Im Laufe des Jahres unterzeichneten dann verschiedene deutsche Bundesländer und Städte (u. a. Stuttgart, Köln, Hamburg) konkrete Vereinbarungen, nach denen Eigentum übertragen wurde. In Hamburg handelte es sich dabei um 179 Bronzen mit einem Schätzwert von 60 Millionen Euro. Verschiedene Stücke wurden dabei schon übergeben. Andere dürfen, mit Erlaubnis der neuen alten Eigentümer, als Leihgaben in den deutschen Museen bleiben.
Kritik an den Restitutionen gab es, weil das Königreich Benin noch lange, nachdem andere Staaten den Verkauf von Sklaven verboten hatten, diese Form des Menschenhandels betrieben hatte. Bezahlt wurde unter anderem mit Armreifen (Manillen), die als Währung galten und eingeschmolzen wurden, um daraus auch die Benin-Bronzen herzustellen.

Was passiert mit den Benin-Bronzen in Nigeria?

Von der National Commission for Museums and Monuments in Nigeria, die Verhandlungspartnerin der deutschen Seite war, wurde der Bau des Edo Museum of West African Art (EMOWAA) in Benin City angekündigt.
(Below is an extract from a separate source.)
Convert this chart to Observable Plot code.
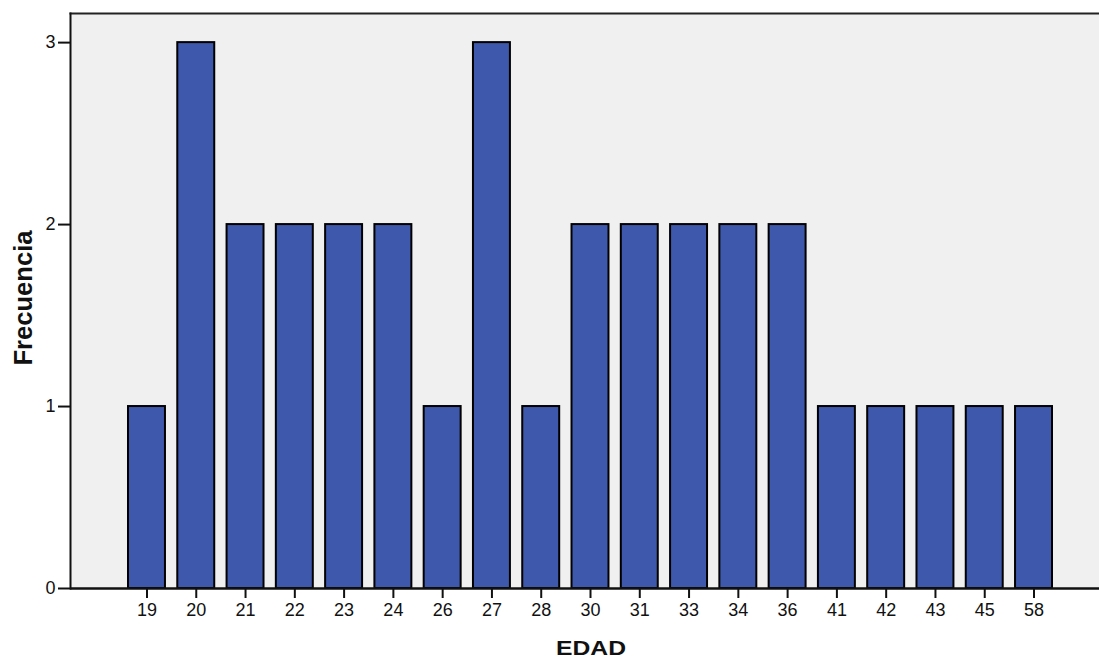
<!DOCTYPE html>
<html>
<head>
<meta charset="utf-8">
<script src="https://cdn.jsdelivr.net/npm/d3@7"></script>
<script src="https://cdn.jsdelivr.net/npm/@observablehq/plot@0.6"></script>
<style>
  html, body { margin: 0; padding: 0; background: #fff; overflow: hidden; }
  #chart svg { display: block; font-family: "Liberation Sans", Arial, sans-serif; }
</style>
</head>
<body>
<div id="chart"></div>
<script>
const edades = ["19","20","21","22","23","24","26","27","28","30","31","33","34","36","41","42","43","45","58"];
const frecuencias = [1,3,2,2,2,2,1,3,1,2,2,2,2,2,1,1,1,1,1];
const yTicks = [0,1,2,3];

const data = edades.map((e, i) => ({edad: e, n: frecuencias[i]}));

const W = 1099, H = 662;
const mL = 70, mT = 13, mB = 74;

const chart = Plot.plot({
  width: W,
  height: H,
  marginLeft: mL,
  marginRight: 0,
  marginTop: mT,
  marginBottom: mB,
  style: {fontFamily: '"Liberation Sans", Arial, sans-serif', background: "#fff", overflow: "visible"},
  x: {type: "band", domain: edades, range: [mL, 1110], paddingInner: 0.25, paddingOuter: 1.177, align: 0.5, round: false},
  y: {domain: [0, 3.16]},
  marks: [
    Plot.frame({fill: "#f0f0f0", stroke: null}),
    Plot.barY(data, {x: "edad", y: "n", fill: "#3e58ac", stroke: "#000", strokeWidth: 2}),
    Plot.frame({anchor: "top", stroke: "#222", strokeWidth: 2}),
    Plot.frame({anchor: "left", stroke: "#111", strokeWidth: 2}),
    Plot.ruleY([0], {stroke: "#111", strokeWidth: 2.5}),
    Plot.axisY({ticks: yTicks, tickFormat: d => d, tickSize: 12, tickPadding: 3, fontSize: 18, label: null, stroke: "#111", strokeWidth: 2, color: "#111"}),
    Plot.axisX({tickSize: 10, tickPadding: 5, fontSize: 18, label: null, stroke: "#111", strokeWidth: 2, color: "#111"}),
    Plot.text(["Frecuencia"], {frameAnchor: "left", textAnchor: "middle", dx: -47, dy: -3, rotate: -90, fontSize: 26, fontWeight: "bold", fill: "#111", text: d => d}),
    Plot.text(["EDAD"], {frameAnchor: "bottom", textAnchor: "middle", dx: 6, dy: 66, fontSize: 21, fontWeight: "bold", fill: "#111", text: d => d})
  ]
});

d3.select(chart).selectAll("text").each(function() {
  const t = d3.select(this);
  if (t.text() === "EDAD") t.attr("textLength", 70).attr("lengthAdjust", "spacingAndGlyphs");
  if (t.text() === "Frecuencia") t.attr("textLength", 135).attr("lengthAdjust", "spacingAndGlyphs");
});

document.getElementById("chart").appendChild(chart);
</script>
</body>
</html>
Entworfen hat es der in Tansania geborene britische Architekt David Adjaye. Dort sollten die zurückerhaltenen Kulturgüter künftig öffentlich zu sehen sein und die Geschichte des Königreichs dokumentiert werden. An den Kosten beteiligt sich die Bundesrepublik in Millionenhöhe.
Ende März 2023 verkündete der scheidende nigerianische Staatspräsident, Muhammadu Buhari, neue Pläne für die zurückgegebenen Benin-Bronzen. Er übertrug die Eigentumsrechte per Dekret an den amtierenden Oba von Benin, und damit formal in den privaten Besitz der Herrscherfamilie. Auf einigen Websites waren die Hinweise auf das geplante Edo Museum of West African Art (EMOWAA) nicht mehr zu finden.
Die deutsche Außenministerin Annalena Baerbock bestätigte, dass mit der Rückgabe der Benin-Bronzen keine Bedingungen verbunden gewesen seien – auch nicht die, die Kulturgüter künftig in einem staatlichen Museum zu zeigen. Was künftig mit den Bronzen geschehe, sei innernigerianische Angelegenheit. Was genau das Dekret bedeute, will die deutsche Seite nun mit der neuen Regierung des Landes klären.